How can I support someone else's goals without trying to control them?

Support means helping someone pursue their own values. Control means trying to make their choices, priorities, emotions, or outcomes conform to yours.

Healthy support begins with curiosity instead of presumption. Ask what kind of support they actually want: reminders, accountability, logistics, encouragement, company, shared meals, honest feedback, space, or simply respect. Different people experience support differently. What feels motivating to one person may feel intrusive or condescending to another.

Good support strengthens agency, competence, honesty, and autonomy. Controlling behavior often does the opposite.
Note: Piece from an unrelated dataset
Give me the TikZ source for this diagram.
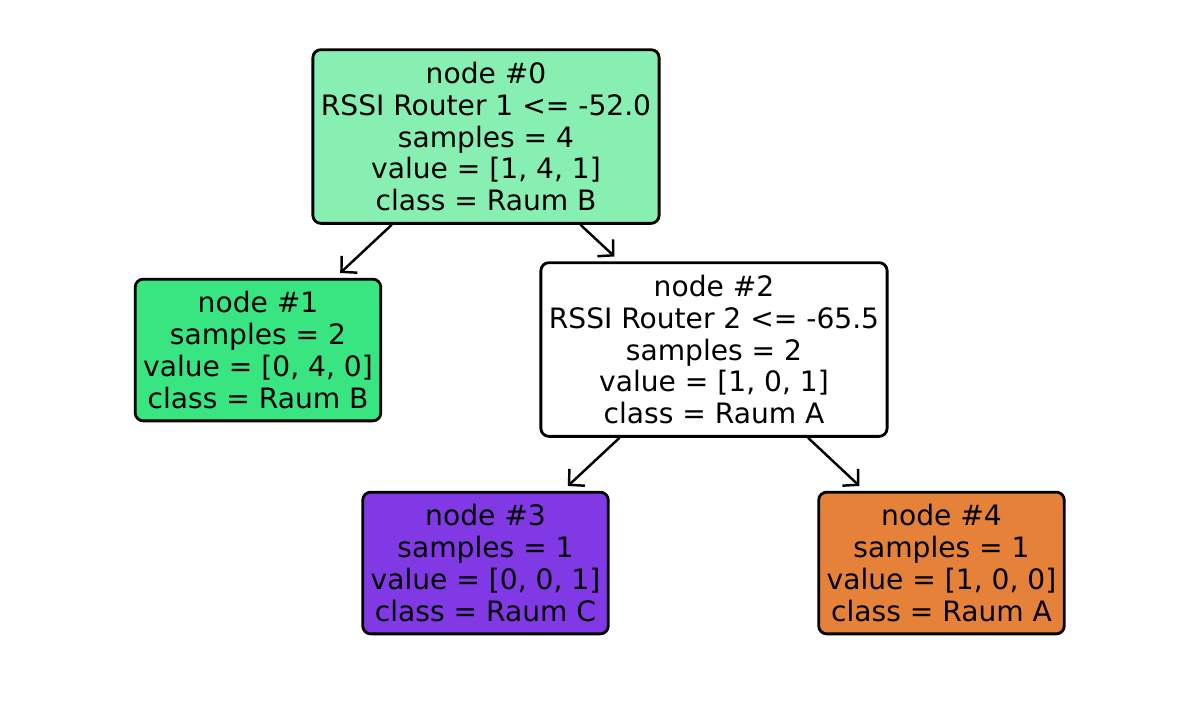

Constant monitoring, unsolicited advice, guilt, pressure, repeated persuasion, emotional withdrawal, or making their outcome a referendum on your worth can quietly turn care into manipulation.

Separate caring from fusion. Loving someone does not mean managing their life for them. You can want good things for a person while recognizing that their choices are ultimately theirs to make. Trying to force change "for their own good" (even if you are right) often damages trust and intrinsic motivation, especially if it lands with the other person as being unseen, condemned, or controlled.

Support also includes honesty. Respecting autonomy does not mean pretending to approve of everything. You can say "I care about you, and I am worried about this pattern." without trying to dominate the person's decisions. You can set boundaries without issuing ultimatums designed to control behavior. The standard is truthful relationship, not emotional management.

A useful question is "Am I helping this person become more capable of directing their own life, or am I trying to reduce my own anxiety by controlling outcomes?". That distinction often clarifies the difference between support and control.

If they do not truly want the goal, you cannot want it enough for both of you. Sustainable change usually requires ownership.